— BEGIN Given data —

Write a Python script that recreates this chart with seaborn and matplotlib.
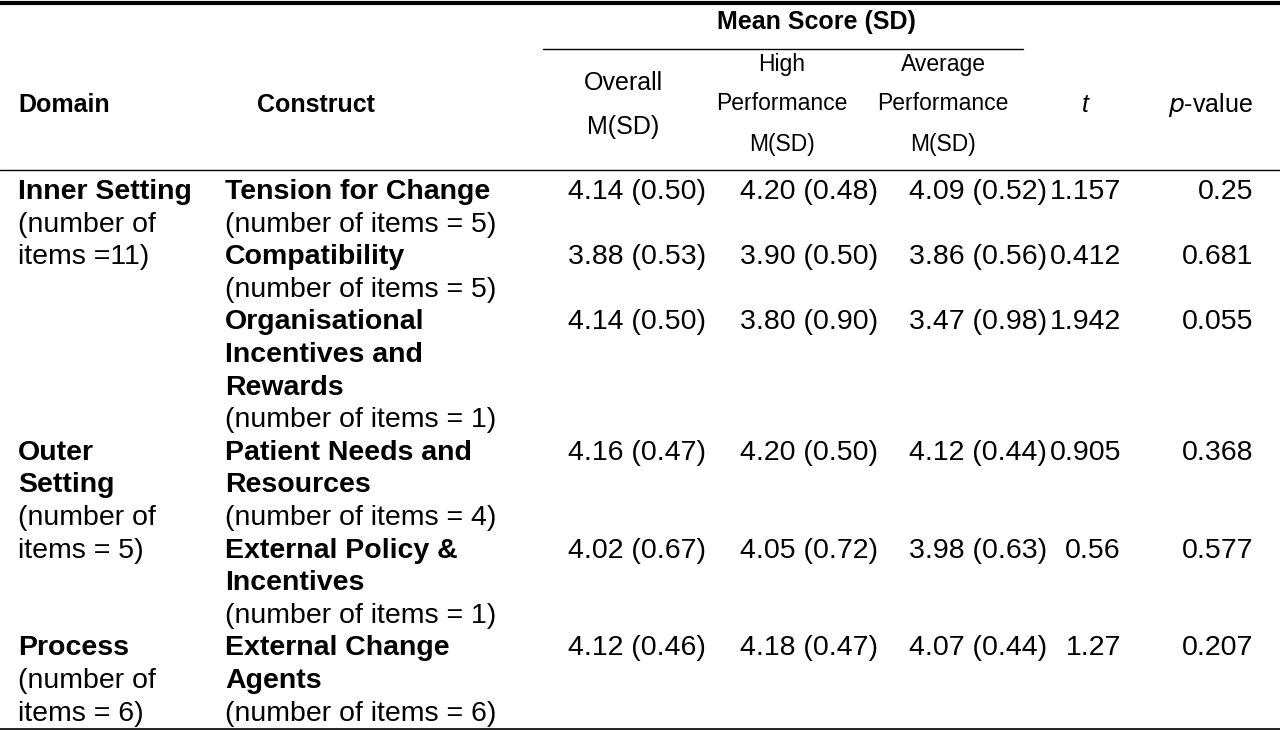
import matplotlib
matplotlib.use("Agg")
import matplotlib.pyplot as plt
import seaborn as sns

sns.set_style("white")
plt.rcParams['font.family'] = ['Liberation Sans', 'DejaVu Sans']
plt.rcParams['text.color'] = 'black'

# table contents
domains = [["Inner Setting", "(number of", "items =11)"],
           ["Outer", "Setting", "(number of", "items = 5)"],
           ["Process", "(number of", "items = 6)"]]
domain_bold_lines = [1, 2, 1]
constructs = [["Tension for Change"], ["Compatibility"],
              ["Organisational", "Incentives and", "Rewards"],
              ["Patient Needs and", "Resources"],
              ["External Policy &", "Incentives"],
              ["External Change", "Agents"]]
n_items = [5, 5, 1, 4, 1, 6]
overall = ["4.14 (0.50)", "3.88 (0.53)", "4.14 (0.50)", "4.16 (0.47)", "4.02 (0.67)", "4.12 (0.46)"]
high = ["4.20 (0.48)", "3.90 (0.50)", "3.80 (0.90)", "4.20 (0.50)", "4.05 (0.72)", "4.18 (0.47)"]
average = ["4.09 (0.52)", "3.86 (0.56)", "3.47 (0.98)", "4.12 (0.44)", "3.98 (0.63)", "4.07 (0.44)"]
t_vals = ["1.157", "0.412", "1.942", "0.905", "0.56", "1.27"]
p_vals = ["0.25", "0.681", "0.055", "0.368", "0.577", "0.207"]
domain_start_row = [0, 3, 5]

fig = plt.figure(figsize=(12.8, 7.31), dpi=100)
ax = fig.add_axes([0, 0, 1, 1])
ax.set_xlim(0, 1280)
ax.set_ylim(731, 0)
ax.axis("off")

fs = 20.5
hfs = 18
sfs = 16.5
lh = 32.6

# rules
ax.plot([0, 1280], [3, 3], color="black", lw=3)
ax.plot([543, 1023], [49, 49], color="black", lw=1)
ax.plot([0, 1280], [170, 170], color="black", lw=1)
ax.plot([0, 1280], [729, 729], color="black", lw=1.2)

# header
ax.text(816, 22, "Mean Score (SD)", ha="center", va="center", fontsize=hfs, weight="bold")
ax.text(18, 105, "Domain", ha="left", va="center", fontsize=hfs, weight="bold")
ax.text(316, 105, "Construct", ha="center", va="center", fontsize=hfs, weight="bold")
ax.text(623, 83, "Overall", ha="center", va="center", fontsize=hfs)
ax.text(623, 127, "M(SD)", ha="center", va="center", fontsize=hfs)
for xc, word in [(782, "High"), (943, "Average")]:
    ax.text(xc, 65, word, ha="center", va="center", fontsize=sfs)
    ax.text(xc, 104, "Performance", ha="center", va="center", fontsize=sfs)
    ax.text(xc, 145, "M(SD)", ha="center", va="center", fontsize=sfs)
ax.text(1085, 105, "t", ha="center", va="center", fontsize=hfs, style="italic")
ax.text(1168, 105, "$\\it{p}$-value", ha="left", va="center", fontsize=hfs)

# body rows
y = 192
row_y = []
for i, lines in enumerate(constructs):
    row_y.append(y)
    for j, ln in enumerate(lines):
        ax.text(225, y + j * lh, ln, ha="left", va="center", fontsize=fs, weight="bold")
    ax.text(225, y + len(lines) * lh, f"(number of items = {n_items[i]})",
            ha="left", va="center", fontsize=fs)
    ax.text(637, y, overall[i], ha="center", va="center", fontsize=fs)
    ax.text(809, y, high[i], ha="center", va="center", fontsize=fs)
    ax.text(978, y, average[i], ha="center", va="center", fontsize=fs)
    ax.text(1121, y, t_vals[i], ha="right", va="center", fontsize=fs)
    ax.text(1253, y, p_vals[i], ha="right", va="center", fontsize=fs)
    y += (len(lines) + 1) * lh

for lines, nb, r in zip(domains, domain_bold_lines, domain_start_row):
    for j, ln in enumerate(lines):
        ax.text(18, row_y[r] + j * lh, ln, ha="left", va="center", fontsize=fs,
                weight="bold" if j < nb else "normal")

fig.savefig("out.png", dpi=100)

— END Given data —

- **Requirement**:
The lines from the top of the data above through the one holding "plt.rcParams['text.color'] = 'black'" are to be repeated exactly, and only those, with no pictures.

- **Exercise solution**:
Write a Python script that recreates this chart with seaborn and matplotlib.
import matplotlib
matplotlib.use("Agg")
import matplotlib.pyplot as plt
import seaborn as sns

sns.set_style("white")
plt.rcParams['font.family'] = ['Liberation Sans', 'DejaVu Sans']
plt.rcParams['text.color'] = 'black'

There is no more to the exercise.